A producer running about 50 cows in the Lake George district rang enquiring about a 6-month-old Angus cross steer with a prolapsed rectum. Only one steer in the mob of condition score 2.5-3.0 cows was affected. The herd had been agisted on the neighbouring property that had been destocked for a number of years. That summer was a little wet and the agisted property would have been quite lush. This would have been a good environment for weed growth. Of questionable significance is the fact that the cow was agisted in southern Queensland the year before.
The steer was in store condition. The rectum while prolapsed was otherwise relatively normal. However, the liver was quite spectacular in appearance.
The liver was generally enlarged 2 to 3 times and very heavy. The surface was undulating in manner with many sunken areas. The shape was normal. Externally the liver was white with a thickened capsule. The cut surface was a browny pink colour. The liver was organised into distinct lobules grouped around bile ducts. These areas were between 1 to 4 cms across. The consistency was quite firm. The changes were confined within the liver. The morphological diagnosis was chronic generalised lobular cirrhosis of the liver.
Histopathological examination (M06-00557-F-V1) revealed marked massive bile duct proliferation with portal fibrosis and some bridging between portal areas. There was little fatty change and no bile accumulation. The nuclear size of the hepatocytes was variable but no typical megalocytes were seen. Sinusoids exhibited cellularity with small clusters of mixed mainly mononuclear cells. Some apparent extramedullary haemopoiesis was apparent. It was concluded that this was a case of toxic hepatitis.

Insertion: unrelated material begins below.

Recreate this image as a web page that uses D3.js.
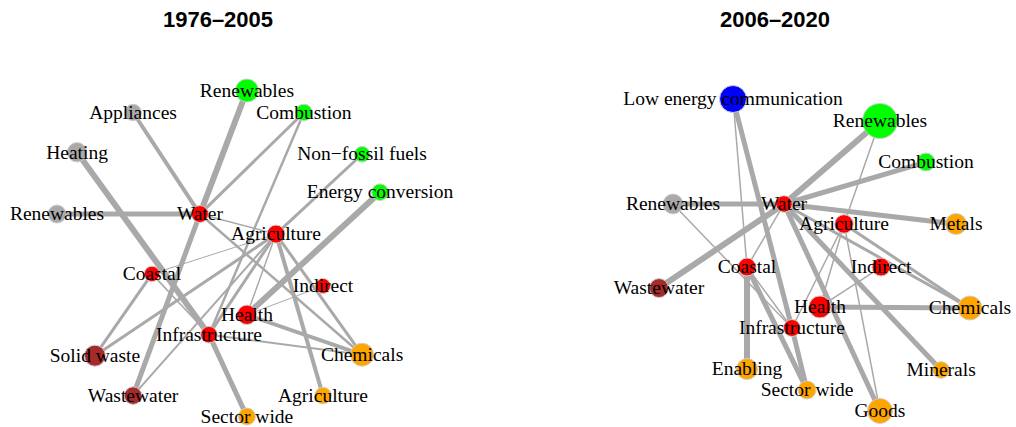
<!DOCTYPE html>
<html><head><meta charset="utf-8">
<script src="https://cdn.jsdelivr.net/npm/d3@7"></script>
<style>body{margin:0;background:#fff}svg{display:block}</style>
</head><body>
<svg id="chart" width="1016" height="427"></svg>
<script>
// ---------- DATA ----------
const panelTitles = ["1976\u20132005", "2006\u20132020"];

// node: [id, label, group, size, layoutX, layoutY]  (layout in [-1,1], y up)
const nodesLeft = [
  ["app", "Appliances", "buildings", 8.3, -0.529, 0.865],
  ["heat", "Heating", "buildings", 9.7, -0.876, 0.621],
  ["renB", "Renewables", "buildings", 9, -1.0, 0.242],
  ["water", "Water", "adapt", 8.5, -0.115, 0.242],
  ["renE", "Renewables", "energy", 11.5, 0.176, 1.0],
  ["comb", "Combustion", "energy", 8.3, 0.529, 0.865],
  ["nff", "Non\u2212fossil fuels", "energy", 7.8, 0.889, 0.609],
  ["econv", "Energy conversion", "energy", 8.3, 1.0, 0.376],
  ["agri", "Agriculture", "adapt", 9, 0.356, 0.119],
  ["coast", "Coastal", "adapt", 7.7, -0.412, -0.125],
  ["indir", "Indirect", "adapt", 7.5, 0.647, -0.199],
  ["health", "Health", "adapt", 9.7, 0.176, -0.376],
  ["infra", "Infrastructure", "adapt", 8.3, -0.059, -0.498],
  ["solid", "Solid waste", "waste", 10.5, -0.765, -0.627],
  ["wastew", "Wastewater", "waste", 8.8, -0.529, -0.872],
  ["chem", "Chemicals", "industry", 11.5, 0.889, -0.621],
  ["agriI", "Agriculture", "industry", 8.3, 0.647, -0.872],
  ["sector", "Sector wide", "industry", 8.5, 0.176, -1.0]
];
// edge: [source, target, weight]
const edgesLeft = [
  ["app", "water", 4], ["heat", "infra", 6], ["infra", "sector", 5],
  ["renB", "water", 5], ["renE", "water", 6], ["water", "wastew", 5],
  ["comb", "water", 3], ["comb", "infra", 2.5], ["nff", "agri", 3],
  ["econv", "health", 6], ["water", "agri", 1.5], ["water", "chem", 2.5],
  ["agri", "chem", 3], ["agri", "agriI", 4], ["agri", "health", 1.5],
  ["agri", "infra", 3], ["agri", "solid", 3], ["agri", "wastew", 2],
  ["coast", "agri", 1], ["coast", "solid", 3], ["coast", "infra", 1.5],
  ["health", "chem", 4], ["health", "indir", 1], ["infra", "chem", 2]
];

const nodesRight = [
  ["lec", "Low energy communication", "ict", 13.5, -0.524, 1.0],
  ["renE", "Renewables", "energy", 17.5, 0.421, 0.859],
  ["comb", "Combustion", "energy", 9, 0.717, 0.596],
  ["renB", "Renewables", "buildings", 10, -0.910, 0.327],
  ["water", "Water", "adapt", 8.3, -0.196, 0.327],
  ["agri", "Agriculture", "adapt", 9.3, 0.190, 0.199],
  ["metals", "Metals", "industry", 10.5, 0.910, 0.199],
  ["coast", "Coastal", "adapt", 9, -0.434, -0.077],
  ["indir", "Indirect", "adapt", 9, 0.428, -0.077],
  ["wastew", "Wastewater", "waste", 9.5, -1.0, -0.212],
  ["health", "Health", "adapt", 11, 0.035, -0.333],
  ["infra", "Infrastructure", "adapt", 8.5, -0.145, -0.468],
  ["chem", "Chemicals", "industry", 12, 1.0, -0.340],
  ["enab", "Enabling", "industry", 10.5, -0.434, -0.731],
  ["miner", "Minerals", "industry", 8.3, 0.814, -0.737],
  ["sector", "Sector wide", "industry", 9, -0.048, -0.865],
  ["goods", "Goods", "industry", 12.5, 0.421, -1.0]
];
const edgesRight = [
  ["lec", "coast", 1.5], ["lec", "infra", 5], ["infra", "sector", 5],
  ["renB", "water", 5], ["renE", "water", 6], ["comb", "water", 5],
  ["water", "metals", 5], ["water", "wastew", 6], ["water", "goods", 5],
  ["water", "miner", 5], ["water", "chem", 3], ["water", "coast", 1.5],
  ["agri", "chem", 3], ["agri", "renE", 1.5], ["agri", "goods", 1.5],
  ["agri", "infra", 1.5], ["agri", "health", 1.5], ["health", "chem", 5],
  ["health", "indir", 1.5], ["coast", "enab", 6], ["coast", "sector", 5],
  ["coast", "infra", 1.5], ["renB", "infra", 1.5]
];

const groups = ["adapt", "energy", "buildings", "industry", "waste", "ict"];
const groupColors = ["#ff0000", "#00ff00", "#a9a9a9", "#ffa500", "#a52a2a", "#0000ff"];

// ---------- DRAW ----------
const svg = d3.select("#chart");
const color = d3.scaleOrdinal().domain(groups).range(groupColors);
const widthScale = d3.scaleLinear().domain([0, 6]).range([0, 6]);

const panels = [
  {title: panelTitles[0], titleX: 218, nodes: nodesLeft, edges: edgesLeft, cx: 218.5, hw: 161.5, cy: 253.5, hh: 163},
  {title: panelTitles[1], titleX: 775, nodes: nodesRight, edges: edgesRight, cx: 814.5, hw: 155.5, cy: 255, hh: 156}
];

panels.forEach(p => {
  const g = svg.append("g");
  const x = d3.scaleLinear().domain([-1, 1]).range([p.cx - p.hw, p.cx + p.hw]);
  const y = d3.scaleLinear().domain([-1, 1]).range([p.cy + p.hh, p.cy - p.hh]);
  const nodes = p.nodes.map(d => ({id: d[0], label: d[1], group: d[2], size: d[3], lx: d[4], ly: d[5]}));
  const byId = new Map(nodes.map(n => [n.id, n]));
  const edges = p.edges.map(e => ({s: byId.get(e[0]), t: byId.get(e[1]), w: e[2]}));

  g.append("text")
    .attr("x", p.titleX).attr("y", 27)
    .attr("text-anchor", "middle")
    .attr("font-family", "'Liberation Sans', Arial, sans-serif")
    .attr("font-weight", "bold").attr("font-size", 22)
    .text(p.title);

  g.selectAll("line.edge").data(edges).join("line")
    .attr("class", "edge")
    .attr("x1", d => x(d.s.lx)).attr("y1", d => y(d.s.ly))
    .attr("x2", d => x(d.t.lx)).attr("y2", d => y(d.t.ly))
    .attr("stroke", "#a9a9a9")
    .attr("stroke-width", d => widthScale(d.w));

  g.selectAll("circle.node").data(nodes).join("circle")
    .attr("class", "node")
    .attr("cx", d => x(d.lx)).attr("cy", d => y(d.ly))
    .attr("r", d => d.size)
    .attr("fill", d => color(d.group))
    .attr("stroke", "#cfcfcf").attr("stroke-width", 1);

  g.selectAll("text.label").data(nodes).join("text")
    .attr("class", "label")
    .attr("x", d => x(d.lx)).attr("y", d => y(d.ly))
    .attr("dy", "0.32em")
    .attr("text-anchor", "middle")
    .attr("font-family", "'Liberation Serif', 'Times New Roman', serif")
    .attr("font-size", 19.5)
    .attr("fill", "#000")
    .text(d => d.label);
});
</script>
</body></html>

Sporidesmin toxicity is a possibility. A few cases have been reported to the State Veterinary Laboratory Menangle over the past few years.
However, it is also possible that a toxin such as a pyrrolizidine alkaloid has been transferred to the calf either in utero or in the milk. The long-standing nature of the liver lesions supports this presumption.
The prolapsing of the rectum is interesting. Liver disease such portosystemic shunts may cause tenesmus, which may lead to a rectal prolapse. There was no evidence of this change in this animal. It has been reported that diarrhoea and straining were clinical manifestations of Senecio spp poisonings (1).